Then Add Apple Tree Bark

The cover story of Saveur’s just-out Thanksgiving issue has a slice-by-slice account of a feast by the host, cookbook author Lynne Rossetto Kasper, and the executive producer of public radio show The Splendid Table. It’s a good concept, not least because the program has an annual Thanksgiving SOS call-in, Turkey Confidential, with Kasper and Cook’s Illustrated editor Chris Kimball talking listeners down from the edge of their cranberry bogs.

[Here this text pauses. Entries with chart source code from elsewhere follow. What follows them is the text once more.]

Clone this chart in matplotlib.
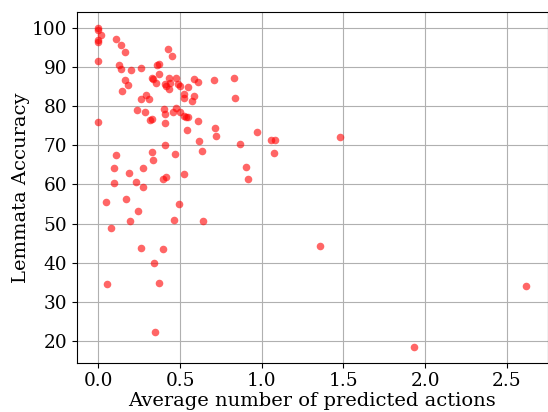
import matplotlib
matplotlib.use("Agg")
import matplotlib.pyplot as plt

# average number of predicted actions vs lemmata accuracy
avg_actions = [
    0.000, 0.000, 0.016, 0.000, 0.000, 0.109, 0.138, 0.165, 0.000, 0.428,
    0.451, 0.128, 0.138, 0.198, 0.263, 0.358, 0.372, 0.370, 0.330, 0.334,
    0.165, 0.181, 0.144, 0.350, 0.410, 0.432, 0.438, 0.412, 0.430, 0.477,
    0.490, 0.500, 0.547, 0.524, 0.522, 0.586, 0.607, 0.588, 0.572, 0.708,
    0.829, 0.839, 0.292, 0.263, 0.309, 0.235, 0.284, 0.400, 0.406, 0.455,
    0.475, 0.498, 0.525, 0.537, 0.549, 0.316, 0.329, 0.406, 0.000, 0.611,
    0.543, 0.713, 0.720, 0.969, 0.615, 0.408, 0.636, 0.866, 0.905, 0.917,
    0.107, 0.328, 0.336, 0.466, 0.095, 0.187, 0.272, 0.521, 0.416, 0.395,
    0.093, 0.228, 0.274, 0.047, 0.171, 0.496, 0.241, 0.191, 0.465, 0.642,
    0.076, 0.261, 0.395, 0.342, 0.051, 0.370, 0.348, 1.055, 1.083, 1.076,
    1.481, 1.358, 1.934, 2.618,
]
accuracy = [
    100.0, 99.5, 98.3, 96.8, 96.5, 97.1, 95.6, 93.9, 91.5, 94.6,
    92.9, 90.5, 89.5, 89.2, 89.7, 90.4, 90.8, 88.1, 87.2, 87.0,
    86.6, 85.4, 83.8, 85.9, 85.6, 87.1, 86.0, 85.2, 84.5, 87.3,
    85.6, 85.1, 84.9, 83.2, 82.1, 87.0, 86.2, 82.6, 81.4, 86.6,
    87.1, 82.0, 82.9, 81.8, 81.8, 78.9, 78.6, 79.2, 78.0, 78.5,
    79.5, 78.4, 77.4, 77.3, 77.3, 76.5, 76.7, 75.6, 76.0, 76.3,
    74.0, 74.4, 72.3, 73.5, 71.1, 70.2, 68.6, 70.3, 64.5, 61.4,
    67.4, 68.3, 66.2, 67.8, 64.1, 62.9, 64.3, 62.7, 61.9, 61.3,
    60.4, 60.6, 59.3, 55.5, 56.3, 55.1, 53.3, 50.7, 50.9, 50.6,
    48.8, 43.7, 43.6, 39.8, 34.6, 34.9, 22.3, 71.4, 71.4, 67.9,
    72.2, 44.3, 18.5, 34.1,
]

plt.rcParams['font.family'] = 'DejaVu Serif'

fig = plt.figure(figsize=(5.48, 4.12), dpi=100)
ax = fig.add_axes([0.1405, 0.1197, 0.8586, 0.8512])

ax.scatter(avg_actions, accuracy, s=30, color='red', alpha=0.6, linewidths=0)
ax.grid(True)
ax.set_axisbelow(True)

ax.set_xticks([0.0, 0.5, 1.0, 1.5, 2.0, 2.5])
ax.set_yticks([20, 30, 40, 50, 60, 70, 80, 90, 100])
ax.tick_params(labelsize=13.3)
ax.set_xlabel("Average number of predicted actions", fontsize=14, labelpad=1)
ax.set_ylabel("Lemmata Accuracy", fontsize=14, labelpad=1.5)

fig.savefig("out.png", dpi=100)
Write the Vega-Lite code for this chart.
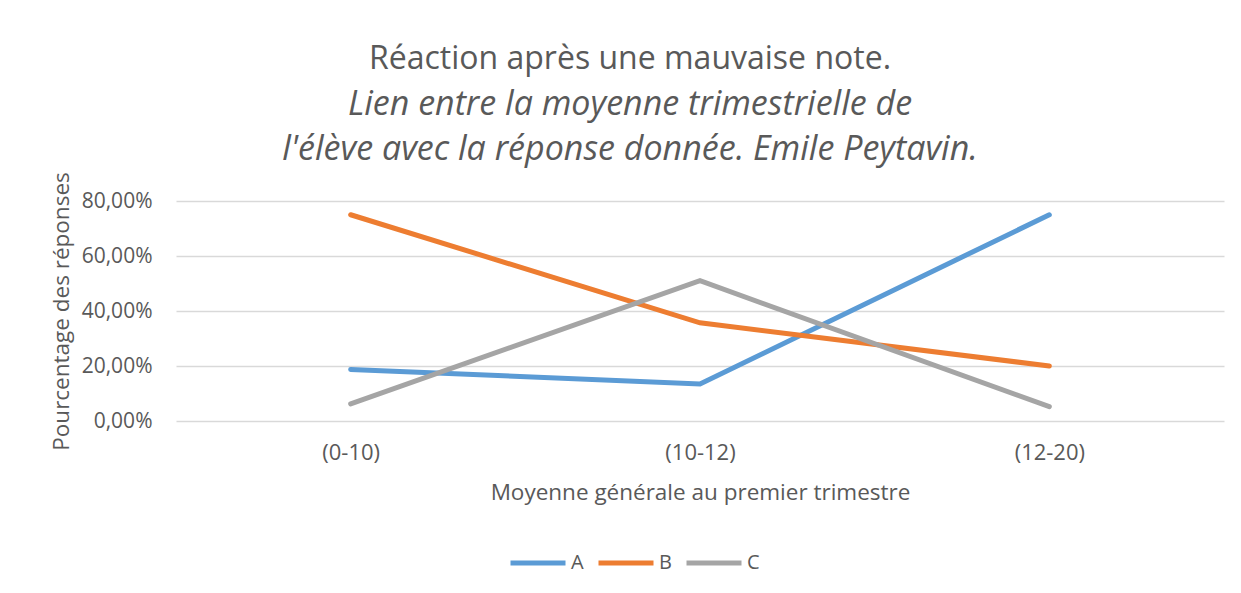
{
  "$schema": "https://vega.github.io/schema/vega-lite/v6.json",
  "width": 1048,
  "height": 220,
  "autosize": "none",
  "padding": {"left": 176, "top": 201, "right": 17, "bottom": 172},
  "background": "white",
  "config": {
    "locale": {"number": {"decimal": ",", "thousands": " ", "grouping": [3], "currency": ["", " €"]}},
    "view": {"stroke": null},
    "font": "Open Sans"
  },
  "title": {
    "text": "Réaction après une mauvaise note.",
    "subtitle": ["Lien entre la moyenne trimestrielle de", "l'élève avec la réponse donnée. Emile Peytavin."],
    "fontSize": 32,
    "fontWeight": "normal",
    "color": "#595959",
    "subtitleFontSize": 34,
    "subtitleFontStyle": "italic",
    "subtitleColor": "#595959",
    "subtitleLineHeight": 45,
    "subtitlePadding": 12,
    "anchor": "middle",
    "dx": -70,
    "offset": 4,
    "font": "Open Sans",
    "subtitleFont": "Open Sans"
  },
  "data": {
    "values": [
      {"categorie": "(0-10)", "serie": "A", "valeur": 0.1875},
      {"categorie": "(10-12)", "serie": "A", "valeur": 0.1345},
      {"categorie": "(12-20)", "serie": "A", "valeur": 0.75},
      {"categorie": "(0-10)", "serie": "B", "valeur": 0.75},
      {"categorie": "(10-12)", "serie": "B", "valeur": 0.357},
      {"categorie": "(12-20)", "serie": "B", "valeur": 0.20},
      {"categorie": "(0-10)", "serie": "C", "valeur": 0.0625},
      {"categorie": "(10-12)", "serie": "C", "valeur": 0.51},
      {"categorie": "(12-20)", "serie": "C", "valeur": 0.052}
    ]
  },
  "mark": {"type": "line", "strokeWidth": 5, "strokeCap": "round", "strokeJoin": "miter"},
  "encoding": {
    "x": {
      "field": "categorie",
      "type": "nominal",
      "sort": null,
      "scale": {"type": "point", "padding": 0.5},
      "axis": {
        "title": "Moyenne générale au premier trimestre",
        "titleFontSize": 22.5,
        "titleFontWeight": "normal",
        "titleColor": "#595959",
        "titlePadding": 18,
        "labelAngle": 0,
        "labelFontSize": 22,
        "labelColor": "#595959",
        "labelPadding": 21,
        "ticks": false,
        "domain": false,
        "grid": false
      }
    },
    "y": {
      "field": "valeur",
      "type": "quantitative",
      "scale": {"domain": [0, 0.8], "nice": false},
      "axis": {
        "title": "Pourcentage des réponses",
        "titleFontSize": 22.5,
        "titleFontWeight": "normal",
        "titleColor": "#595959",
        "titlePadding": 8,
        "format": ".2%",
        "values": [0, 0.2, 0.4, 0.6, 0.8],
        "labelFontSize": 21,
        "labelColor": "#595959",
        "labelPadding": 24,
        "ticks": false,
        "domain": false,
        "grid": true,
        "gridColor": "#D9D9D9",
        "gridWidth": 1.5
      }
    },
    "color": {
      "field": "serie",
      "type": "nominal",
      "scale": {"domain": ["A", "B", "C"], "range": ["#5B9BD5", "#ED7D31", "#A5A5A5"]},
      "legend": {
        "title": null,
        "orient": "none",
        "direction": "horizontal",
        "legendX": 332,
        "legendY": 332,
        "symbolType": "stroke",
        "symbolStrokeWidth": 5,
        "symbolSize": 3025,
        "labelFontSize": 20,
        "labelColor": "#595959",
        "labelOffset": 3,
        "columnPadding": 4
      }
    }
  }
}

The most intriguing thing in the Saveur story might be its turkey brine recipe—really!—which Kasper and producer Sally Swift claim was “arrived at with a scientific rigor that would impress Charles Darwin.” Which is funny, because this bath looks like a kitchen-sink recipe. Driven, I suspect, by the same impulse that causes otherwise sane people to deep-fry their turkeys—in short, the make-it-taste-like-something-else impulse—they’ve concocted a ballsy, over-the-top brine that includes (and I’m leaving out ingredients here) 35 cloves of garlic, a small tart’s worth of apples, one-third cup ancho chile powder, and a half gallon of apple cider. It’s a brine for cooks who can’t say no, and it looks, I admit, sort of sensational.

Also, Kasper and Swift’s cookbook comes out next year, and I can report that it has taken an early lead in my very occasional Best Title competition. It’s called The Splendid Table’s How to Eat Supper.